Moving inside, and as has already been said the nave is very short, the arcades to north and south consisting of just two bays. There was a brief, ultimately futile search for the light switch, which given how far the church is from the neighbours almost certainly didn’t exist!

   The chancel and nave both date to the early part of the 13th century. The south aisle dates from the late 12th century whilst the north aisle dates from the early 13th century. The tower arch capital are well carved and elaborately decorated, with different designs on the north and south sides. The font dates from the 13th century and has been defaced. The chancel is plain and simple, less is more, but it does have a large memorial to Roger Dale on the south wall.


     Roger Dale, died in 1623, with the monument being erected by his wife Margaret. The monument shows Roger and Margaret kneeling on either side of a prayer desk, a cherub looking down over each character. Below this are figures of their two daughters. There is much damage to this monument sadly, with the hands on all of the figures being removed. The head of one of the daughters is also missing, but has been replaced by a roughly carved piece of stone.  An inscription over the top of the monument reads 'Here lies the body of Roger Dale,  a squire who married to his third wife, Margaret, daughter of Sir John Brocket, Kt, by whom he had issue of two daughters, Anne and Frances (here represented) which survived him and two sons and two daughters that died before. He died the 15th day of December 1623'. This is an interesting monument but it not a flattering representation of the deceased, who looks gaunt and drawn, staring out with sightless eyes.

Interesting also that the two sons and two daughters who predeceased Dale are not depicted on the monument. In many cases they are and sometimes a child who has pre deceased their parent or parents are shown carrying a skull.

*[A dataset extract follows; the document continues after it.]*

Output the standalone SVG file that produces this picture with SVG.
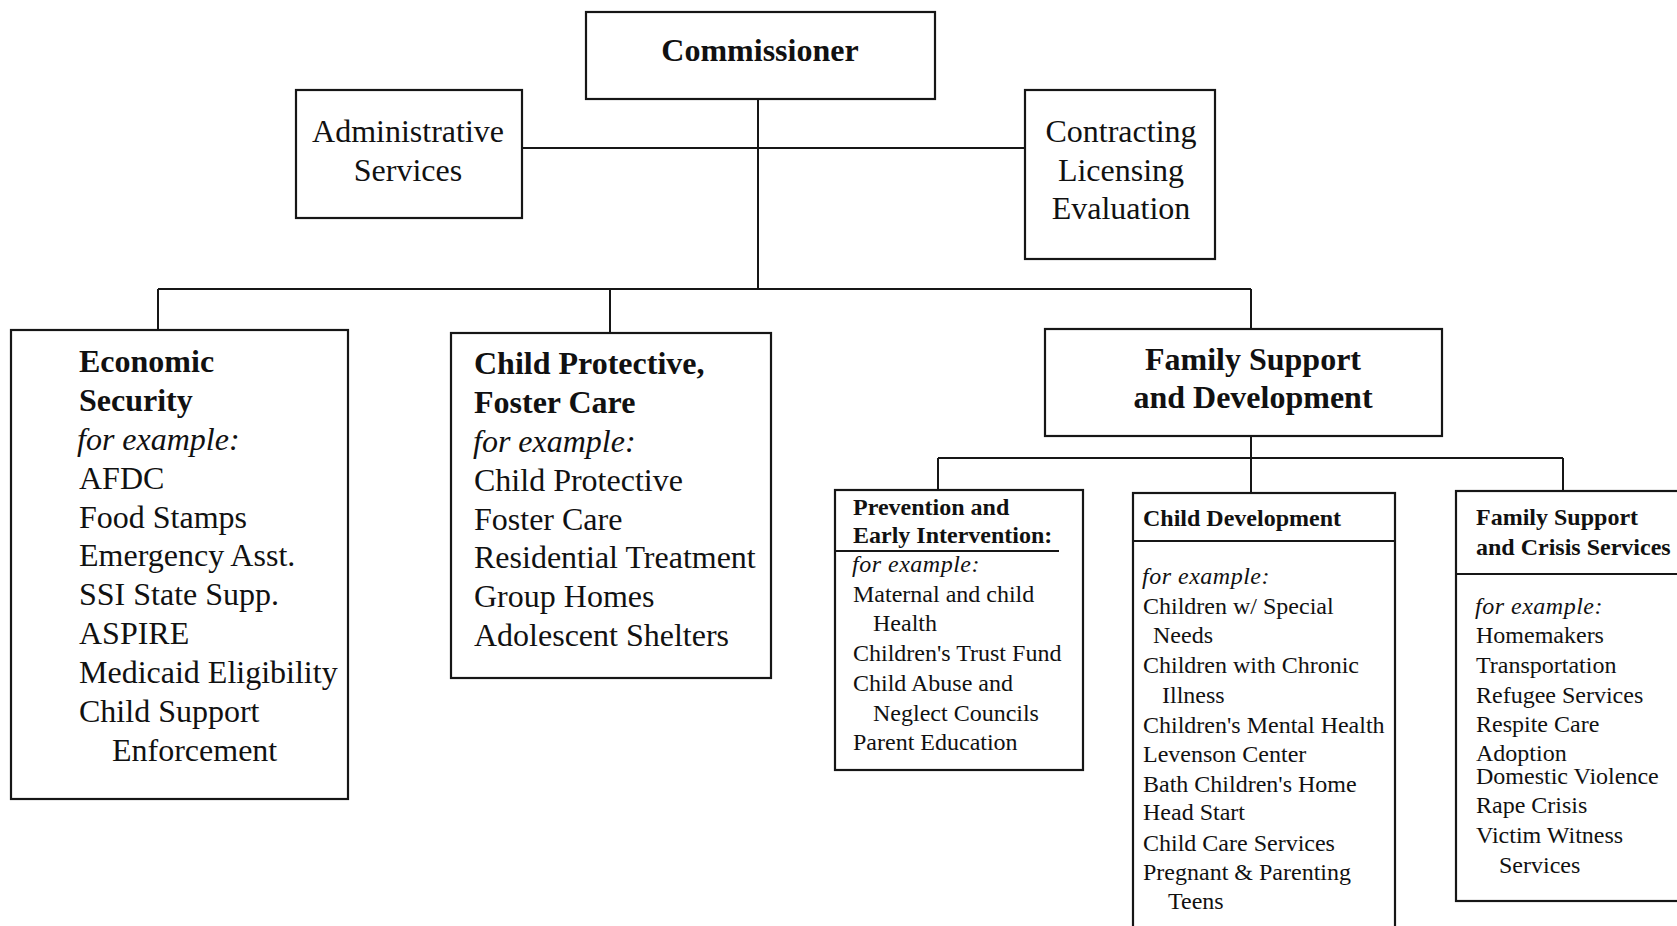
<svg xmlns="http://www.w3.org/2000/svg" width="1677" height="926" viewBox="0 0 1677 926">
  <style>
    .box { fill: #fff; stroke: #161616; stroke-width: 2.2; }
    .sep { stroke: #161616; stroke-width: 2; }
    .link { stroke: #161616; stroke-width: 2; fill: none; }
    text { font-family: "Liberation Serif", "Times New Roman", serif; fill: #111; }
    .big { font-size: 32px; }
    .small { font-size: 24px; }
    .b { font-weight: bold; }
    .i { font-style: italic; }
    .c { text-anchor: middle; }
  </style>
  <rect width="1677" height="926" fill="#fff"/>

  <!-- connectors -->
  <g id="connectors">
    <path class="link" d="M758 99 V289"/>
    <path class="link" d="M522 148 H1025"/>
    <path class="link" d="M158 289 H1251"/>
    <path class="link" d="M158 289 V330"/>
    <path class="link" d="M610 289 V333"/>
    <path class="link" d="M1251 289 V329"/>
    <path class="link" d="M1251 436 V493"/>
    <path class="link" d="M938 458 H1563"/>
    <path class="link" d="M938 458 V490"/>
    <path class="link" d="M1563 458 V491"/>
  </g>

  <!-- top level -->
  <g id="commissioner">
    <rect class="box" x="586" y="12" width="349" height="87"/>
    <text class="big b c" x="760" y="61">Commissioner</text>
  </g>

  <g id="administrative-services">
    <rect class="box" x="296" y="90" width="226" height="128"/>
    <text class="big c" x="408" y="142">Administrative</text>
    <text class="big c" x="408" y="181">Services</text>
  </g>

  <g id="contracting">
    <rect class="box" x="1025" y="90" width="190" height="169"/>
    <text class="big c" x="1121" y="142">Contracting</text>
    <text class="big c" x="1121" y="181">Licensing</text>
    <text class="big c" x="1121" y="219">Evaluation</text>
  </g>

  <!-- divisions -->
  <g id="economic-security">
    <rect class="box" x="11" y="330" width="337" height="469"/>
    <text class="big b" x="79" y="372">Economic</text>
    <text class="big b" x="79" y="411">Security</text>
    <text class="big i" x="77" y="450">for example:</text>
    <text class="big" x="79" y="489">AFDC</text>
    <text class="big" x="79" y="528">Food Stamps</text>
    <text class="big" x="79" y="566">Emergency Asst.</text>
    <text class="big" x="79" y="605">SSI State Supp.</text>
    <text class="big" x="79" y="644">ASPIRE</text>
    <text class="big" x="79" y="683">Medicaid Eligibility</text>
    <text class="big" x="79" y="722">Child Support</text>
    <text class="big" x="112" y="761">Enforcement</text>
  </g>

  <g id="child-protective">
    <rect class="box" x="451" y="333" width="320" height="345"/>
    <text class="big b" x="474" y="374">Child Protective,</text>
    <text class="big b" x="474" y="413">Foster Care</text>
    <text class="big i" x="473" y="452">for example:</text>
    <text class="big" x="474" y="491">Child Protective</text>
    <text class="big" x="474" y="530">Foster Care</text>
    <text class="big" x="474" y="568">Residential Treatment</text>
    <text class="big" x="474" y="607">Group Homes</text>
    <text class="big" x="474" y="646">Adolescent Shelters</text>
  </g>

  <g id="family-support-development">
    <rect class="box" x="1045" y="329" width="397" height="107"/>
    <text class="big b c" x="1253" y="370">Family Support</text>
    <text class="big b c" x="1253" y="408">and Development</text>
  </g>

  <!-- family support sub-units -->
  <g id="prevention">
    <rect class="box" x="835" y="490" width="248" height="280"/>
    <text class="small b" x="853" y="515">Prevention and</text>
    <text class="small b" x="853" y="543">Early Intervention:</text>
    <line class="sep" x1="835" y1="551" x2="1059" y2="551" stroke-width="2.4"/>
    <text class="small i" x="852" y="572" letter-spacing="0.5">for example:</text>
    <text class="small" x="853" y="602">Maternal and child</text>
    <text class="small" x="873" y="631">Health</text>
    <text class="small" x="853" y="661">Children's Trust Fund</text>
    <text class="small" x="853" y="691">Child Abuse and</text>
    <text class="small" x="873" y="721">Neglect Councils</text>
    <text class="small" x="853" y="750">Parent Education</text>
  </g>

  <g id="child-development">
    <rect class="box" x="1133" y="493" width="262" height="460"/>
    <text class="small b" x="1143" y="526">Child Development</text>
    <line class="sep" x1="1133" y1="541" x2="1395" y2="541"/>
    <text class="small i" x="1142" y="584" letter-spacing="0.5">for example:</text>
    <text class="small" x="1143" y="614">Children w/ Special</text>
    <text class="small" x="1153" y="643">Needs</text>
    <text class="small" x="1143" y="673">Children with Chronic</text>
    <text class="small" x="1162" y="703">Illness</text>
    <text class="small" x="1143" y="733">Children's Mental Health</text>
    <text class="small" x="1143" y="762">Levenson Center</text>
    <text class="small" x="1143" y="792">Bath Children's Home</text>
    <text class="small" x="1143" y="820">Head Start</text>
    <text class="small" x="1143" y="851">Child Care Services</text>
    <text class="small" x="1143" y="880">Pregnant &amp; Parenting</text>
    <text class="small" x="1168" y="909">Teens</text>
  </g>

  <g id="family-crisis-services">
    <rect class="box" x="1456" y="491" width="240" height="410"/>
    <text class="small b" x="1476" y="525">Family Support</text>
    <text class="small b" x="1476" y="555">and Crisis Services</text>
    <line class="sep" x1="1456" y1="574" x2="1677" y2="574"/>
    <text class="small i" x="1475" y="614" letter-spacing="0.5">for example:</text>
    <text class="small" x="1476" y="643">Homemakers</text>
    <text class="small" x="1476" y="673">Transportation</text>
    <text class="small" x="1476" y="703">Refugee Services</text>
    <text class="small" x="1476" y="732">Respite Care</text>
    <text class="small" x="1476" y="761">Adoption</text>
    <text class="small" x="1476" y="784">Domestic Violence</text>
    <text class="small" x="1476" y="813">Rape Crisis</text>
    <text class="small" x="1476" y="843">Victim Witness</text>
    <text class="small" x="1499" y="873">Services</text>
  </g>
</svg>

  There is not a great deal of stained glass here but what there is of interest. Two panels each have a heraldic lion at each of the four corners. One depicts a crowned female figure with nimbus. The other is interesting. It features a man in what appears to be seventeenth century costume, holding a crown, opposite is a figure at prayer. Both figures are with nimbus. Below this is a depiction of the annunciation. The Holy Spirit in the form of a Dove descends from heaven, to the Virgin Mary, whilst the Angel Gabriel appears to Mary dressed in a Roman toga.

The other panel shows a crowned female figure carrying a sword. This may be a representation of St Margaret.

   A bench is to be found to the south and there are few better places to rest on a warm summer afternoon. The only sound was from the birds, and the pleasant hum of bees. To visit places like this, on a day like this, is why we do what we do. Life is good. Parts of the church grounds are left to grow wild and there are a few nicely crafted gravestones dating from the early 18th century.

This is a lovely church in picturesque surroundings. This would probably go down as being the most isolated church to be found in the catchment area of this site. Best visited in the spring or summer months as I daresay the access gets a bit muddy during the winter. A must visit if you are in the area.